Some years ago, David Bentley Hart wrote that “love of country is most ennobling… when it is most concrete,” which is to say that loving America in general will not foster genuine national loyalty, however, loving baseball and apple pie— particular things, in other words— will do so. Hart went on to enumerate more than fifty particularly American things he loved, and his list ranged from the Marx Brothers to Samuel Barber and Miles Davis. His essay on patriotism culminates with a brief apologia for national loyalty, and it strikes me as a thing which might appeal to the pacifist and bellicose alike:

The proper love of country, it seems to me, should [involve] a deep attachment to what is near at hand that is still free from any presumptuous belief in the lesser value of things that are far away, and that is therefore able to grow beyond the local towards the universal, beyond the nation to a larger culture, beyond that to other cultures, and ideally towards the embrace of all humanity and all of creation.

Hart here identifies the tutorial nature of love. “Love your neighbor as yourself” is an ethic which assumes love is a teacher. A man’s intuitive care for himself must always be pushed outward, stretched farther. Our neighbors are not on the other side of the world, but physically close to us. Our neighbors are just beyond our own bodies. Love is a dilation of being, the reception of the Infinite Himself. When God’s love fills a man it “runs over” and those near that man are blessed by the gratuitous bounty which overflows. The man who loves God cannot help loving his neighbors.

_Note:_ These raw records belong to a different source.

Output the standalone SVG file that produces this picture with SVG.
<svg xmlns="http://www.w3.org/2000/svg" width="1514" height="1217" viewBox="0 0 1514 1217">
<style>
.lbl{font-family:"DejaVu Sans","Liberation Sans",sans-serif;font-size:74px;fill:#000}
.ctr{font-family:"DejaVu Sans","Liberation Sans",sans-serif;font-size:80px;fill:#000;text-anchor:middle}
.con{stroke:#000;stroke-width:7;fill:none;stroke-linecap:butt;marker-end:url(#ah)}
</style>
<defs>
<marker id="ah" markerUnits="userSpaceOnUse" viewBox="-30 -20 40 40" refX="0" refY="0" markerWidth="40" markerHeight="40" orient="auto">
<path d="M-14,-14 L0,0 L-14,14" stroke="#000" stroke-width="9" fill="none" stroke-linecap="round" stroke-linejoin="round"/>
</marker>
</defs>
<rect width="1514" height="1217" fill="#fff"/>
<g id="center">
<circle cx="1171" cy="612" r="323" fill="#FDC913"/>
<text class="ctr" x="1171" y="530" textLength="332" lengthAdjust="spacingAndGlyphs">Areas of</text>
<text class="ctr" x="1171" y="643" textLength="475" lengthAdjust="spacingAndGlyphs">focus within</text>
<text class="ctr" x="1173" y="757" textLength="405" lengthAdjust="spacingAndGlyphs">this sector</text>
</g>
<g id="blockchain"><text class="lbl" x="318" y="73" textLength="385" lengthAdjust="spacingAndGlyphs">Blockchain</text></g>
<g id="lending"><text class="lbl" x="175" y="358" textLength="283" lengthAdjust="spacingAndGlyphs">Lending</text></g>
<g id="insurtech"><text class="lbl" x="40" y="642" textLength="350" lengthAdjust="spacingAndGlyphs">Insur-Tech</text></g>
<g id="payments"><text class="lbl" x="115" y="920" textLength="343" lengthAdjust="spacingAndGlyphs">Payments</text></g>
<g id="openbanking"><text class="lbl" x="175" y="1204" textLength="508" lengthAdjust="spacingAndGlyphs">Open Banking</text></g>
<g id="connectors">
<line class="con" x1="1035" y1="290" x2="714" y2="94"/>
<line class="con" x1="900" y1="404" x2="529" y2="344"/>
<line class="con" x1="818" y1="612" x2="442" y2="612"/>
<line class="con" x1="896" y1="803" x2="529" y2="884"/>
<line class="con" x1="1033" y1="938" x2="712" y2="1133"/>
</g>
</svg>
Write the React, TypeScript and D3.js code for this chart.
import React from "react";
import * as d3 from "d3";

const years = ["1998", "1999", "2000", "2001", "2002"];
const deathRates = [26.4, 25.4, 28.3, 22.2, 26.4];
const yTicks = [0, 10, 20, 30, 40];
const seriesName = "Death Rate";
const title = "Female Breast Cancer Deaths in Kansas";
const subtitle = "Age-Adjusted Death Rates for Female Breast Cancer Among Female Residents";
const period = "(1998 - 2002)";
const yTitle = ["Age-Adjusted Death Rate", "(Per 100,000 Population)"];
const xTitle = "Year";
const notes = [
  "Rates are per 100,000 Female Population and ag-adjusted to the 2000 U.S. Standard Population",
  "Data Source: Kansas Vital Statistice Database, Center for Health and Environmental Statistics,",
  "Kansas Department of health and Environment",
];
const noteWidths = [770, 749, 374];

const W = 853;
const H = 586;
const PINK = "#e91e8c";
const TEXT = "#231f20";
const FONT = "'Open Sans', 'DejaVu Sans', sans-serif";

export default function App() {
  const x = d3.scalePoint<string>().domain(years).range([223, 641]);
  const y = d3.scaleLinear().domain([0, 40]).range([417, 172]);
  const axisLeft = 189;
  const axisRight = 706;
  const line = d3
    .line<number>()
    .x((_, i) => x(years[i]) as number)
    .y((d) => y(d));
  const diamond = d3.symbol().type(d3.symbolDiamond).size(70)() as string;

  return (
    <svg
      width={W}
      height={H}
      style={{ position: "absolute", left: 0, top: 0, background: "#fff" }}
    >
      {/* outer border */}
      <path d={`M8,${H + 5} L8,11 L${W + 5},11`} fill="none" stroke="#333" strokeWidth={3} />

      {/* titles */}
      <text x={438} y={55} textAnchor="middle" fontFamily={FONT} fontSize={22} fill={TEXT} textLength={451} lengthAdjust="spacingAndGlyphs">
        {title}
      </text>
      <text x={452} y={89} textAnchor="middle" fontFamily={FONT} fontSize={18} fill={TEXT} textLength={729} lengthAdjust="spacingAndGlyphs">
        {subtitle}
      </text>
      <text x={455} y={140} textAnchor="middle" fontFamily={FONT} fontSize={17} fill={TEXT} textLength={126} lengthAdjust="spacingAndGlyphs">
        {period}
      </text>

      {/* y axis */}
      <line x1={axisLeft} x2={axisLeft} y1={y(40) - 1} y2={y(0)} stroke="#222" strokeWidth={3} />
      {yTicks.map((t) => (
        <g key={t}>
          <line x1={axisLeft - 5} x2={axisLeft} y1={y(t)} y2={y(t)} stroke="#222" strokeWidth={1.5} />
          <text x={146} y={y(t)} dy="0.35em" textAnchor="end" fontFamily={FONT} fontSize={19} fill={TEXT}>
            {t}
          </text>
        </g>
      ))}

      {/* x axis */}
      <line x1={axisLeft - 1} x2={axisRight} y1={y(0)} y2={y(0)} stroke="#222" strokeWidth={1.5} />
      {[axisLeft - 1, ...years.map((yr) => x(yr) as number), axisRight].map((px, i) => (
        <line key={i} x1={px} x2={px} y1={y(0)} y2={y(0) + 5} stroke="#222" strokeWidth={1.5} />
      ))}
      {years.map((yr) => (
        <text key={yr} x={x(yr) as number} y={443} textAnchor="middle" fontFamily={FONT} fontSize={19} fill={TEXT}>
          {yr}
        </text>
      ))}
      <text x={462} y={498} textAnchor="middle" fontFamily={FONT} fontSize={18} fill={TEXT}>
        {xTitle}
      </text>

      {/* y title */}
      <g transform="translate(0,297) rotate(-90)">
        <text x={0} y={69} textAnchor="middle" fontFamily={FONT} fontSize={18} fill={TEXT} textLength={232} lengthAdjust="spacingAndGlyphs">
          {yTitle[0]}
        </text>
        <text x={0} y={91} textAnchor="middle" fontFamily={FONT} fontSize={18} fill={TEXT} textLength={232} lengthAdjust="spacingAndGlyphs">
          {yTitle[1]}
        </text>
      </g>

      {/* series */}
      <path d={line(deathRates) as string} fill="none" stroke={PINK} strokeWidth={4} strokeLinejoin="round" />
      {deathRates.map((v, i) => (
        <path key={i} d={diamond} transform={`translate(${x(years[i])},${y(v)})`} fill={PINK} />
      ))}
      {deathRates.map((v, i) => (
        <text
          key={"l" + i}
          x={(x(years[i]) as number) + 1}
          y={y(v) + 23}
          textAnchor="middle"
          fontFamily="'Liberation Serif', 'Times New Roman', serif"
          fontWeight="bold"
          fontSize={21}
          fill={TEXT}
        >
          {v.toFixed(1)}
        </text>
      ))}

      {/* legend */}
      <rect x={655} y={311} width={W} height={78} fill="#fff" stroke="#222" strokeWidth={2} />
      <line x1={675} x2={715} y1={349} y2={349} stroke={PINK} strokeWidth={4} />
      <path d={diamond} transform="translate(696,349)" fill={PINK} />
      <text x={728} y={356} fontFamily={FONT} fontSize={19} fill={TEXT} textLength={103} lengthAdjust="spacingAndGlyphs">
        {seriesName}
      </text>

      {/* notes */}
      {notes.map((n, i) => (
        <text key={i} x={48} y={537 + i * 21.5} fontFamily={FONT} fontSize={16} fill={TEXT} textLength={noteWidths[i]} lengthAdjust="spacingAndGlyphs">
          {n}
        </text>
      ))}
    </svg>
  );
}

Love of that which is near to us is intuitive, though. St. John assumes as much when he asks, “But if we say we love God and don’t love each other, we are liars. We cannot see God. So how can we love God, if we don’t love the people we can see?” Our neighbors are visible, touchable, knowable. They speak our language. However, St. John says love of “people we can see” is a prerequisite for loving the unseen God. That which is easy to love leads to that which is more difficult to love. Love pulls us outward and apart. When we stretch love of self, we love neighbors. When we stretch the love of neighbor, we love our city. When we stretch love of city, we love our state. And then our nation, and then our allies… The final reverberations of love of self fill the earth. Returning to Hart’s quote, then, love of country is not antithetical to love of enemies, but the first step toward it.

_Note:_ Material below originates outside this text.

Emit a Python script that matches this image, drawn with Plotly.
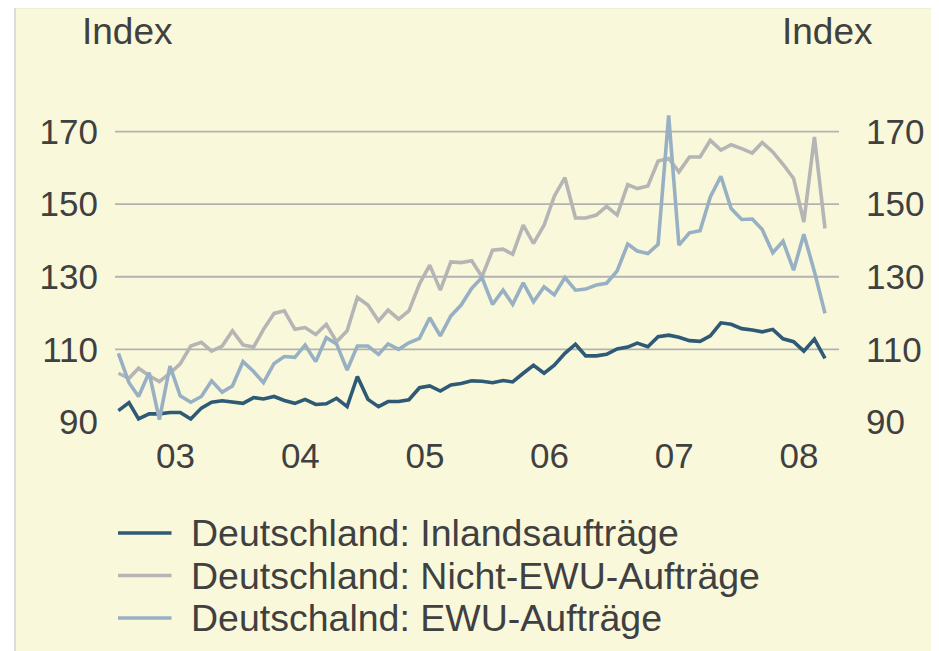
import pandas as pd
import plotly.graph_objects as go

months = pd.date_range("2003-01-01", periods=69, freq="MS") + pd.Timedelta(days=14)

inland = [93.1, 95.3, 90.8, 92.2, 92.2, 92.6, 92.6, 90.8, 93.8, 95.4, 95.8, 95.4,
          95.1, 96.7, 96.3, 97.0, 95.9, 95.1, 96.2, 94.8, 95.0, 96.5, 94.2, 102.5,
          96.2, 94.2, 95.6, 95.6, 96.1, 99.4, 99.9, 98.5, 100.2, 100.6, 101.3, 101.2,
          100.8, 101.4, 101.0, 103.4, 105.6, 103.4, 105.6, 108.9, 111.4, 108.2, 108.2,
          108.6, 110.1, 110.6, 111.7, 110.7, 113.5, 113.9, 113.3, 112.4, 112.2, 113.7,
          117.3, 116.9, 115.7, 115.3, 114.8, 115.5, 112.9, 112.1, 109.5, 112.8, 107.5]

nicht_ewu = [103.4, 102.0, 104.8, 102.7, 101.1, 103.4, 106.0, 110.9, 111.9, 109.5, 110.9, 115.1,
             111.2, 110.6, 115.5, 119.9, 120.6, 115.5, 116.0, 114.1, 116.9, 112.1, 115.1, 124.3,
             122.2, 117.8, 120.8, 118.3, 120.6, 128.0, 133.2, 126.3, 134.1, 133.9, 134.4, 130.0,
             137.3, 137.6, 136.2, 144.2, 139.2, 144.2, 152.2, 157.3, 146.2, 146.2, 147.0,
             149.4, 147.0, 155.4, 154.3, 155.0, 161.9, 162.6, 158.9, 163.0, 163.0, 167.6,
             164.9, 166.4, 165.3, 164.1, 167.0, 164.4, 161.0, 157.1, 145.1, 168.5, 143.3]

ewu = [108.9, 100.8, 97.0, 103.6, 90.6, 105.4, 97.2, 95.4, 97.0, 101.3, 98.2, 99.9,
       106.6, 103.9, 100.8, 106.1, 108.0, 107.8, 111.2, 106.6, 113.2, 111.5, 104.3, 110.9,
       110.9, 108.6, 111.5, 110.0, 111.8, 113.0, 118.7, 113.7, 119.2, 122.2, 126.8, 129.8,
       122.4, 126.3, 122.4, 128.3, 123.1, 127.2, 125.0, 129.8, 126.3, 126.6, 127.7,
       128.2, 131.6, 139.0, 137.1, 136.4, 138.9, 174.5, 138.7, 142.1, 142.7, 152.0,
       157.7, 148.8, 145.8, 145.9, 143.0, 136.6, 139.8, 131.8, 141.7, 131.4, 119.9]

series_names = ["Deutschland: Inlandsaufträge",
                "Deutschland: Nicht-EWU-Aufträge",
                "Deutschalnd: EWU-Aufträge"]
series_colors = ["#2E5A76", "#B5B5B5", "#98B0C3"]

year_ticks = ["2003-07-01", "2004-07-01", "2005-07-01", "2006-07-01", "2007-07-01", "2008-07-01"]
year_labels = ["03", "04", "05", "06", "07", "08"]
y_ticks = [90, 110, 130, 150, 170]
grid_vals = [110, 130, 150, 170]

FONT = "Arial, Liberation Sans, Helvetica, sans-serif"
TXT = "#404040"

# page offset (body margin) and plot-area geometry in screen pixels
OFF = 8
W, H = 939 - OFF, 651 - OFF
L, R, T, B = 115, 839, 95, 440
PW, PH = R - L, B - T


def px(x):
    return (x - L) / PW


def py(y):
    return (B - y) / PH


fig = go.Figure()
for vals, name, col in zip([inland, nicht_ewu, ewu], series_names, series_colors):
    fig.add_trace(go.Scatter(x=months, y=vals, mode="lines", name=name,
                             line=dict(color=col, width=3.6), showlegend=False))
fig.add_trace(go.Scatter(x=[months[0]], y=[None], yaxis="y2", showlegend=False, hoverinfo="skip"))

shapes = [dict(type="rect", xref="paper", yref="paper",
               x0=px(15), x1=px(937.5), y0=py(665), y1=py(7.5),
               fillcolor="#FAF8DA", line=dict(color="#D2D2D2", width=1.5), layer="below")]
for g in grid_vals:
    shapes.append(dict(type="line", xref="paper", yref="y", x0=0, x1=1, y0=g, y1=g,
                       line=dict(color="#B2B2B2", width=1.8), layer="below"))

annotations = [
    dict(text="Index", xref="paper", yref="paper", x=px(127), y=py(32),
         xanchor="center", yanchor="middle", showarrow=False, font=dict(size=37, color=TXT)),
    dict(text="Index", xref="paper", yref="paper", x=px(827), y=py(32),
         xanchor="center", yanchor="middle", showarrow=False, font=dict(size=37, color=TXT)),
]

# legend rows
legend_rows_y = [533, 575.5, 618]
for name, col, ly in zip(series_names, series_colors, legend_rows_y):
    shapes.append(dict(type="line", xref="paper", yref="paper",
                       x0=px(118), x1=px(171.5), y0=py(ly), y1=py(ly),
                       line=dict(color=col, width=3.6)))
    annotations.append(dict(text=name, xref="paper", yref="paper", x=px(189), y=py(ly),
                            xanchor="left", yanchor="middle", showarrow=False,
                            font=dict(size=37.5, color=TXT)))

fig.update_layout(
    width=W, height=H,
    margin=dict(l=L - OFF, r=W - (R - OFF), t=T - OFF, b=H - (B - OFF), autoexpand=False),
    paper_bgcolor="white", plot_bgcolor="rgba(0,0,0,0)",
    font=dict(family=FONT, size=35, color=TXT),
    shapes=shapes, annotations=annotations, showlegend=False,
    xaxis=dict(range=["2003-01-05", "2008-10-26"], tickvals=year_ticks, ticktext=year_labels,
               showgrid=False, zeroline=False, showline=False, ticks="",
               tickfont=dict(size=35, color=TXT), ticklabelstandoff=-8),
    yaxis=dict(range=[85, 180.1], tickvals=y_ticks, showgrid=False, zeroline=False,
               showline=False, ticks="", tickfont=dict(size=35, color=TXT),
               ticklabelstandoff=16),
    yaxis2=dict(range=[85, 180.1], tickvals=y_ticks, overlaying="y", side="right",
                anchor="x", showgrid=False, zeroline=False, showline=False, ticks="",
                tickfont=dict(size=35, color=TXT), ticklabelstandoff=26),
)

fig.write_html("out.html")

I have met a good many classical teachers (mostly men) who cannot speak of America without rolling their eyes, either for historical reasons or ideological reasons, and it ought to be admitted that an unflinching, honest look at America’s past (or present) certainly yields much to weep over. We have not loved our enemies as we should. Anyone taking stock of America’s sins will necessarily have to look at her merits, too— but the decision to celebrate civic holy days should not be staked in some kind of moral calculation which has determined our virtues outweigh our vices. Who is just and wise enough to make such a judgment? But a stingy love of country is a stingy love of enemies, as well. The man who attempts to love his enemies before loving his neighbors will find his love groundless, unfounded, and unpracticed. Love of neighbor and enemy entail a universal love, not a love curated to gall our fathers.

If holy days like the 4th of July are to have any spiritual value for us, they must help us move from Hart’s “local towards the universal.” The 4th must not be an occasion for boasting which masquerades as gratitude. On the 4th, drink American beer and listen to American music and cook American food, and do so because God has made it easy to love the things which are near us, and because He has commanded us to love our neighbors. Such love is not ultimately confining or xenophobic, but expansive.